The housing crisis in the United States was a complete disaster on both macroeconomic and
microeconomic levels. On a personal level, many households were completely devastated by the
housing crash. In fact, 7.3M Americans lost their homes through foreclosure or forced short sales.
That’s how painful the housing fiasco was on a personal level.
While the housing market has shown signs of coming back to life thanks to the jobs recovery, many
analysts are puzzled as to why the housing market hasn’t completely roared back. In fact, according to
the latest figures, the sale of existing homes has fallen on a year over year basis. All told, there is
quite a bit of uncertainty as to the overall health of the American housing market.

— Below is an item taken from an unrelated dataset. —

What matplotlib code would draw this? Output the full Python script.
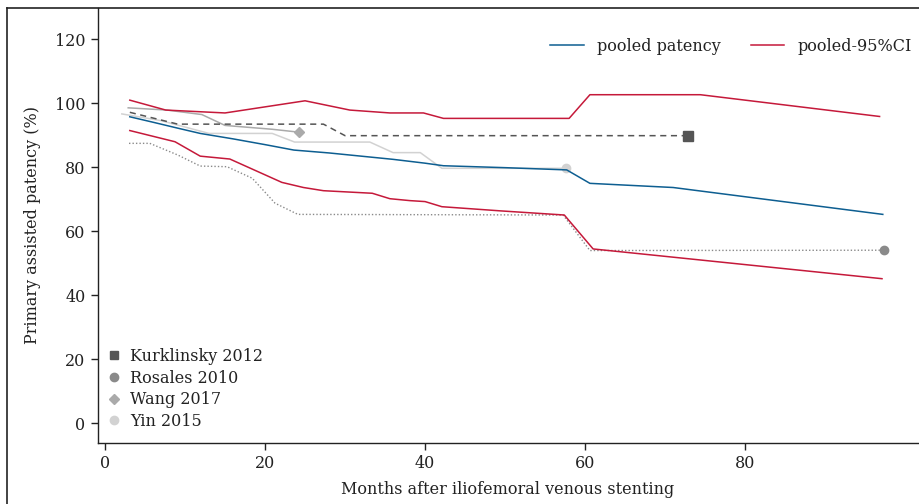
import matplotlib
matplotlib.use("Agg")
import matplotlib.pyplot as plt
from matplotlib.lines import Line2D

plt.rcParams['font.family'] = ['DejaVu Serif']

# Pooled estimate and 95% CI
pooled_x = [3.1, 6, 9, 11.9, 16, 20, 23.6, 28, 32, 36, 40, 42.3, 50, 57.7, 60.6, 71, 97.2]
pooled_y = [95.7, 94.0, 92.2, 90.5, 88.8, 87.0, 85.3, 84.4, 83.4, 82.4, 81.2, 80.4, 79.8, 79.1, 74.9, 73.6, 65.2]

ci_up_x = [3.1, 7.6, 15, 25, 30.6, 35.6, 39.8, 42.3, 58, 60.6, 74.4, 96.8]
ci_up_y = [100.9, 97.8, 96.9, 100.7, 97.8, 96.9, 96.9, 95.2, 95.2, 102.6, 102.6, 95.8]

ci_lo_x = [3.1, 8.75, 11.9, 15.6, 22.1, 24.8, 27.3, 33.4, 35.6, 38.1, 40, 42.1, 49.4, 57.4, 61, 97.1]
ci_lo_y = [91.4, 87.9, 83.4, 82.5, 75.2, 73.6, 72.6, 71.8, 70.1, 69.5, 69.2, 67.6, 66.3, 65.0, 54.4, 45.1]

# Individual studies
kurk_x = [3.1, 9.1, 27.3, 30.0, 72.9]
kurk_y = [97.1, 93.4, 93.4, 89.8, 89.8]

ros_x = [3.0, 5.6, 9.1, 11.9, 15.25, 18.4, 21.25, 24.1, 57.25, 60.6, 97.4]
ros_y = [87.4, 87.4, 83.75, 80.3, 80.1, 76.5, 68.7, 65.2, 65.0, 53.9, 54.0]

wang_x = [2.9, 7.75, 12.1, 15.0, 20.9, 24.2]
wang_y = [98.5, 97.8, 96.4, 93.0, 91.8, 90.9]

yin_x = [2.1, 7.0, 13.0, 20.9, 23.7, 33.1, 36.0, 39.4, 42.1, 57.6]
yin_y = [96.6, 94.5, 90.5, 90.5, 87.8, 87.8, 84.5, 84.5, 79.6, 79.6]

studies = ["Kurklinsky 2012", "Rosales 2010", "Wang 2017", "Yin 2015"]

BLUE = '#0d5e91'
RED = '#c5193a'
C_K, C_R, C_W, C_Y = '#555555', '#8a8a8a', '#aaaaaa', '#d2d2d2'

W, H = 920, 504
fig = plt.figure(figsize=(9.2, 5.04), dpi=100)
ax = fig.add_axes([98/W, 61/H, 820/W, 435/H])

lw = 1.1
ax.plot(yin_x, yin_y, color=C_Y, lw=lw)
ax.plot(yin_x[-1], yin_y[-1], 'o', color=C_Y, ms=6)
ax.plot(wang_x, wang_y, color=C_W, lw=lw)
ax.plot(wang_x[-1], wang_y[-1], 'D', color=C_W, ms=5.5)
ax.plot(ros_x, ros_y, color=C_R, lw=1.0, ls=(0, (1, 1.5)))
ax.plot(ros_x[-1], ros_y[-1], 'o', color=C_R, ms=6)
ax.plot(kurk_x, kurk_y, color=C_K, lw=lw, ls=(0, (4, 3)))
ax.plot(kurk_x[-1], kurk_y[-1], 's', color=C_K, ms=7)

ax.plot(pooled_x, pooled_y, color=BLUE, lw=lw)
ax.plot(ci_up_x, ci_up_y, color=RED, lw=lw)
ax.plot(ci_lo_x, ci_lo_y, color=RED, lw=lw)

ax.set_xlim(-0.875, 101.6)
ax.set_ylim(-6.25, 129.7)
ax.set_xticks([0, 20, 40, 60, 80])
ax.set_yticks([0, 20, 40, 60, 80, 100, 120])
for s in ['top', 'right']:
    ax.spines[s].set_visible(False)
for s in ['left', 'bottom']:
    ax.spines[s].set_color('#222222')
    ax.spines[s].set_linewidth(1.0)
ax.tick_params(axis='both', length=5, width=1.0, color='#222222', labelsize=11.5,
               labelcolor='#222222', pad=4)
ax.set_xlabel('Months after iliofemoral venous stenting', fontsize=11.5, color='#222222', labelpad=6)
ax.set_ylabel('Primary assisted patency (%)', fontsize=11.5, color='#222222', labelpad=10)

h1 = [Line2D([], [], color=BLUE, lw=lw), Line2D([], [], color=RED, lw=lw)]
leg1 = ax.legend(h1, ['pooled patency', 'pooled-95%CI'], loc='upper right', ncol=2,
                 frameon=False, fontsize=11.5, handlelength=2.1, handletextpad=0.8,
                 columnspacing=1.9, bbox_to_anchor=(1.0, 0.946), borderaxespad=0.0,
                 labelcolor='#222222')
ax.add_artist(leg1)

h2 = [Line2D([], [], ls='none', marker='s', color=C_K, ms=6),
      Line2D([], [], ls='none', marker='o', color=C_R, ms=6),
      Line2D([], [], ls='none', marker='D', color=C_W, ms=5),
      Line2D([], [], ls='none', marker='o', color=C_Y, ms=6)]
ax.legend(h2, studies, loc='lower left', frameon=False, fontsize=11.5,
          handlelength=0.8, handletextpad=0.6, labelspacing=0.3,
          bbox_to_anchor=(0.0045, 0.015), borderaxespad=0.0, labelcolor='#222222')

# outer frame (left and top edges visible in the crop)
fig.add_artist(Line2D([7.5/W, 7.5/W], [0, 1 - 8/H], transform=fig.transFigure,
                      color='#222222', lw=1.2))
fig.add_artist(Line2D([7.5/W, 1], [1 - 8/H, 1 - 8/H], transform=fig.transFigure,
                      color='#222222', lw=1.2))

fig.savefig('out.png', dpi=100)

Some analysts, however, are taking a different tack. They are saying that a lot of that demand would
come back as the 7.3M people who were negatively impacted by the foreclosure wave that hit the
market might find their way back to owning a home. This may seem quite unlikely. A lot of these
individuals had their credit ruined and many of these were actually forgiven by banks. This is not
exactly the first group of people you would look to lend to. Still, enough of this pool of potential
home buyers might enter the market, one way or the other, and this might exert an upward
pressure on home prices in the United States. This is a very interesting scenario because it requires
one additional assumption. We have to assume that the current positive trend in job growth will
continue. That is a big assumption to make considering that the global economy as a whole is showing
signs of slowing down.
Regardless, the real estate market is definitely worth keeping an eye on if this effect does pan out.
Expect some solid games in previously cold or dead markets. That’s probably where the best games
are to be made as far as home speculation is concerned.